Немного поработав с отцом, Саманта пошла звонить. Джек был так рад, что она пришла в норму, что отпустил ее без всяких разговоров. Хоуп продолжала работать до тех пор, пока он не отправил ее спать. В этот вечер они вставили в рамы еще шесть картин — итого двенадцать. Больше было сделать нельзя, пока Джек не кончит рисовать.
На сей раз он выбрал полотно, изображающее распахнувшую крылья большую белую цаплю. Задачей Джека было нанести на холст мрачноватый пейзаж флоридских болот, на фоне которых и взлетала белоснежная птица. Он едва успел взяться за кисть, когда в мастерскую внезапно вернулась Хоуп. Она была босиком, в доходящей до колен тенниске.
— Все в порядке? — спросил Джек.
Сцепив за спиной руки, Хоуп кивнула. Джек решил, что ей просто хочется побыть рядом, и начал рассказывать о картине. Он объяснил, почему смешивает именно такие краски, и продемонстрировал эффект от использования различных кистей.
Наблюдая за его работой, она согласно кивала и рассеянно говорила «угу», что означало, что мысли ее витают где-то в другом месте. Через несколько минут девочка начала кружить по студии. Вот она сделала один круг, второй — всякий раз останавливаясь возле стола.
— Хоуп!
Она засмеялась, пожала плечами и возобновила хождение по студии. Через три минуты она, однако, вновь очутилась на том же самом месте.
Отложив кисть, Джек подошел к столу. Там лежал закрытый ноутбук, под ним — рабочие чертежи, которые вряд ли могли заинтересовать Хоуп. По правде говоря, они мало интересовали и самого Джека. Он собирался изучить их только по просьбе адвоката, который посоветовал ему до подписания соглашения о ликвидации фирмы по возможности закончить начатое.
— Что происходит в твоей красивой головке? — спросил Джек.
Она заговорила быстро, почти не разжимая губ:
— Здесь есть кое-что еще, о чем я не должна знать.
— Что это?
— Эскизы.
— Где?
Она неопределенно махнула рукой в сторону стола:
— Сзади.
Оттуда, где стоял Джек, он ничего не видел, и только когда наклонился, заметил, что между столом и стеной что-то торчит. Отодвинув стол, он обнаружил тонкую папку. Джек брал ее с осторожностью, памятуя о том, как в прошлый раз раскрыл похожую папку и узнал о неродившемся младенце.

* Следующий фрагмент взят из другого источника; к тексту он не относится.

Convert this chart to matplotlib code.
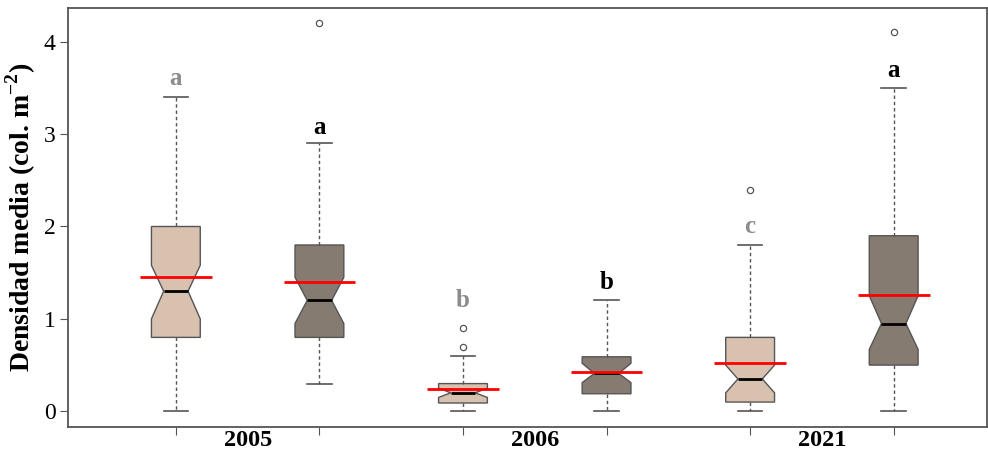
import matplotlib
matplotlib.use("Agg")
import matplotlib.pyplot as plt

# --- Datos (2 grupos por anio) ---
years = ["2005", "2006", "2021"]
group = ["light", "dark", "light", "dark", "light", "dark"]
whislo = [0.0, 0.3, 0.0, 0.0, 0.0, 0.0]
q1 = [0.8, 0.8, 0.09, 0.19, 0.1, 0.5]
med = [1.3, 1.2, 0.2, 0.41, 0.35, 0.95]
q3 = [2.0, 1.8, 0.3, 0.59, 0.8, 1.9]
whishi = [3.4, 2.9, 0.6, 1.2, 1.8, 3.5]
ci_lo = [1.0, 0.95, 0.15, 0.31, 0.2, 0.67]
ci_hi = [1.58, 1.45, 0.25, 0.52, 0.5, 1.25]
means = [1.45, 1.40, 0.24, 0.42, 0.52, 1.26]
fliers = [[], [4.2], [0.7, 0.9], [], [2.4], [4.1]]
letters = ["a", "a", "b", "b", "c", "a"]
letter_y = [3.6, 3.07, 1.2, 1.39, 2.0, 3.69]

COLORS = {"light": "#d8c1ae", "dark": "#857b71"}
LETTER_COLORS = {"light": "#8c8c8c", "dark": "#000000"}
EDGE = "#555555"

plt.rcParams["font.family"] = ["Liberation Serif", "DejaVu Serif"]
plt.rcParams["mathtext.fontset"] = "custom"
plt.rcParams["mathtext.rm"] = "Liberation Serif"
plt.rcParams["mathtext.bf"] = "Liberation Serif:bold"

fig = plt.figure(figsize=(9.88, 4.55), dpi=100)
ax = fig.add_axes([0.069, 0.0615, 0.93, 0.92])

positions = list(range(1, len(q1) + 1))
stats = []
for i in range(len(q1)):
    stats.append({"whislo": whislo[i], "q1": q1[i], "med": med[i],
                  "q3": q3[i], "whishi": whishi[i], "cilo": ci_lo[i],
                  "cihi": ci_hi[i], "fliers": fliers[i], "mean": means[i]})

bp = ax.bxp(stats, positions=positions, widths=0.34, shownotches=True,
            patch_artist=True, showmeans=True, meanline=True,
            capwidths=0.17,
            boxprops=dict(edgecolor=EDGE, linewidth=1.0),
            medianprops=dict(color="black", linewidth=2.0),
            whiskerprops=dict(color=EDGE, linestyle=(0, (2.5, 2)), linewidth=1.0),
            capprops=dict(color=EDGE, linewidth=1.2),
            flierprops=dict(marker="o", markersize=4.5, markerfacecolor="none",
                            markeredgecolor=EDGE, markeredgewidth=0.9),
            meanprops=dict(color="red", linestyle="-", linewidth=2.0))

for patch, g in zip(bp["boxes"], group):
    patch.set_facecolor(COLORS[g])

# linea de media mas ancha que la caja
for line, x in zip(bp["means"], positions):
    line.set_xdata([x - 0.25, x + 0.25])

# letras de significancia
for x, lab, y, g in zip(positions, letters, letter_y, group):
    ax.text(x, y, lab, ha="center", va="center", fontsize=18,
            fontweight="bold", color=LETTER_COLORS[g])

ax.set_xlim(0.25, 6.65)
ax.set_ylim(-0.17, 4.36)
ax.set_yticks([0, 1, 2, 3, 4])
ax.tick_params(axis="y", labelsize=17, length=6, color=EDGE, pad=3)

# ticks en cada caja, etiquetas de anio en el centro de cada par
ax.set_xticks(positions)
ax.set_xticklabels([""] * len(positions))
ax.tick_params(axis="x", which="major", length=6, color=EDGE)
mids = [1.5, 3.5, 5.5]
ax.set_xticks(mids, minor=True)
ax.set_xticklabels(years, minor=True, fontsize=17.5, fontweight="bold")
ax.tick_params(axis="x", which="minor", length=0, pad=2)

ax.set_ylabel(r"Densidad media (col. m$^{\mathbf{-2}}$)", fontsize=20,
              fontweight="bold", labelpad=4)

for s in ax.spines.values():
    s.set_color(EDGE)
    s.set_linewidth(1.3)

fig.savefig("out.png", dpi=100)
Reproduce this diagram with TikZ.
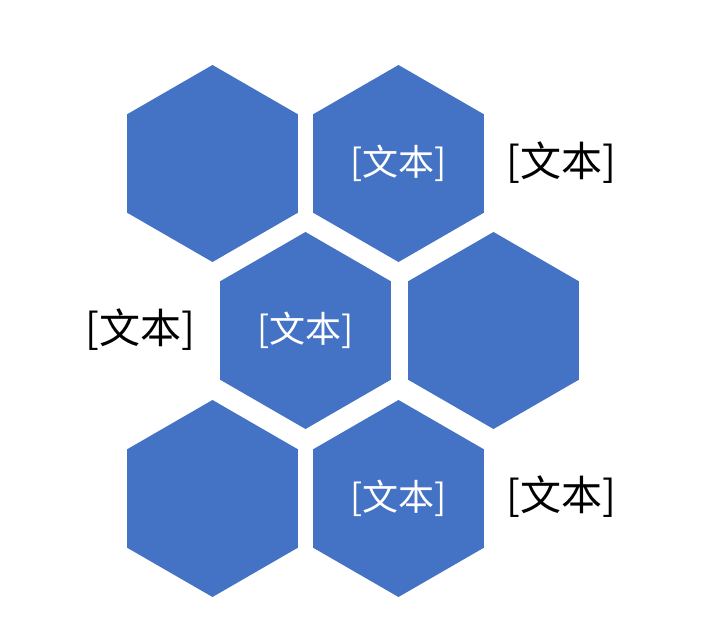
\documentclass[tikz,border=0pt]{standalone}
\usepackage{fontspec}
\newfontfamily\cjk{Noto Sans CJK SC}
\usetikzlibrary{shapes.geometric}
\definecolor{hexblue}{HTML}{4472C4}
\tikzset{
  hexcell/.style={regular polygon, regular polygon sides=6, shape border rotate=90,
    minimum size=197pt, inner sep=0pt, outer sep=0pt, fill=hexblue, draw=none,
    text=white, font=\cjk\fontsize{36}{40}\selectfont},
  sidelabel/.style={font=\cjk\fontsize{41}{45}\selectfont, text=black, inner sep=0pt}
}
\begin{document}
\begin{tikzpicture}[x=1pt,y=-1pt]
\useasboundingbox (0,0) rectangle (713,642);
\node[hexcell] (h1) at (212.5,163.5) {};
\node[hexcell] (h2) at (398.5,163.5) {[文本]};
\node[hexcell] (h3) at (305.5,330.5) {[文本]};
\node[hexcell] (h4) at (493.5,330.5) {};
\node[hexcell] (h5) at (212.5,498.5) {};
\node[hexcell] (h6) at (398.5,498.5) {[文本]};
\node[sidelabel] (l1) at (561,163) {[文本]};
\node[sidelabel] (l2) at (140,330) {[文本]};
\node[sidelabel] (l3) at (561,497) {[文本]};
\end{tikzpicture}
\end{document}
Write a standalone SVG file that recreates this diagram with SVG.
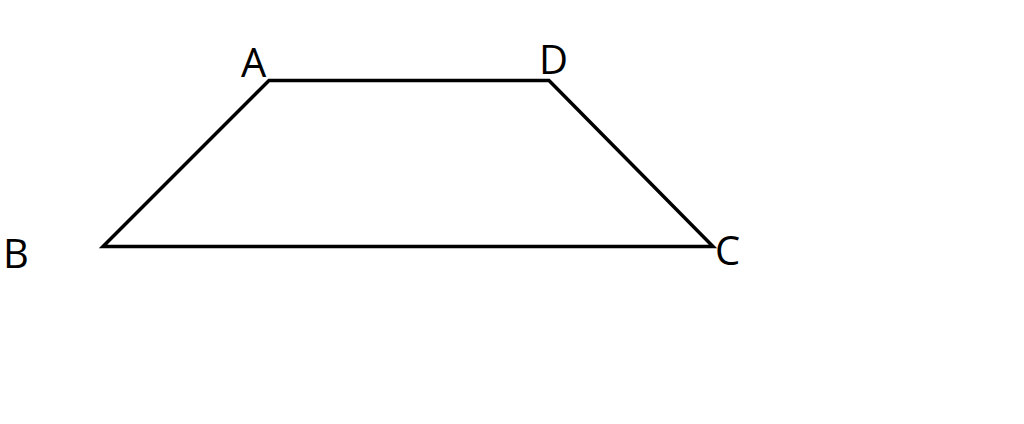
<svg xmlns="http://www.w3.org/2000/svg" width="1024" height="424" viewBox="0 0 1024 424">
<style>
.lbl{font-family:"Open Sans","Noto Sans",sans-serif;font-size:40px;fill:#000}
.edge{fill:none;stroke:#000;stroke-width:3.5;stroke-linejoin:miter}
</style>
<rect width="1024" height="424" fill="#fff"/>
<g id="connectors">
<path class="edge" d="M103,246.5 L269,80.5 L549,80.5 L713,246.5 Z"/>
</g>
<g id="node-A"><text class="lbl" x="241" y="77">A</text></g>
<g id="node-D"><text class="lbl" x="539" y="74">D</text></g>
<g id="node-B"><text class="lbl" x="3" y="268">B</text></g>
<g id="node-C"><text class="lbl" x="715" y="265">C</text></g>
</svg>
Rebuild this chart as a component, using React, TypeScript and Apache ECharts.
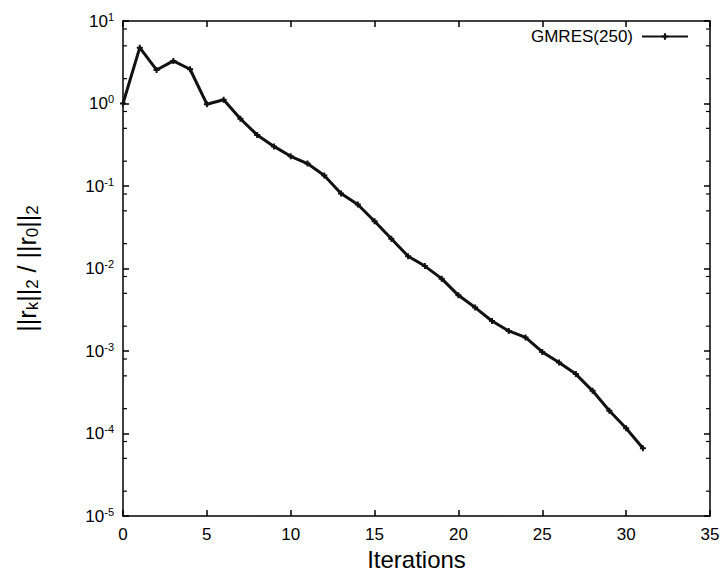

С некоторым трепетом он открыл папку — и вдруг снова очутился рядом с Рэйчел на занятиях по живописи, когда они рисовали обнаженную натуру. Рисунки были сделаны углем на плотной тряпичной бумаге — бедра, торс, плечи, голова. Лица не видно, но это явно его фигура, его волосы, его шрам возле локтя — причем все было нарисовано с таким чувством, что Джека вновь охватила печаль.
Минуточку! А ведь шрам он получил всего шесть месяцев назад, когда чуть не сорвался с лесов. Рэйчел обратила на него внимание, когда Джек заезжал за девочками.
Желая, чтобы она сейчас оказалась рядом с ним, он пролистал всю папку. Одни рисунки были выполнены углем, другие — акварелью. На некоторых явственно различались черты Джека, и с каждой страницы отчетливо звучал голос Рэйчел, ясно отвечавший на его вопрос.
«Остались ли у нее какие-то чувства, или все прошло?» Кэтрин ему не ответила, потому что именно в этот момент в палату вбежала Хоуп. И она все слышала.
Хоуп преподнесла ему драгоценный подарок, но когда Джек повернулся, чтобы поблагодарить дочь, ее уже не было в студии.
Джек уже привык к тому, что его будят телефонные звонки, но, когда во вторник ему позвонили на рассвете, он встревожился сильнее обычного.
— Да? — сказал он, схватив трубку после первого же звонка.
— Мистер Макгилл? — властно произнес женский голос. — Вас беспокоит Джейнис Пирс, дежурный врач.
— Что случилось? — едва не закричал он.
— Рэйчел начала двигаться.
На секунду Джек замер, потом с трудом спросил:
— Она что, просыпается?
— Не совсем. Она двигает пальцами рук и ног.
— Что значит «двигает»?
— Шевелит. Это все происходит спонтанно — без команды со стороны мозга. Мы называем это «облегчение». Обычно процесс начинается снаружи и постепенно продвигается внутрь тела. Несомненно, это повысит ее показатели по шкале Глазго.
— И что все это значит?
— Что она, возможно, начинает пробуждаться.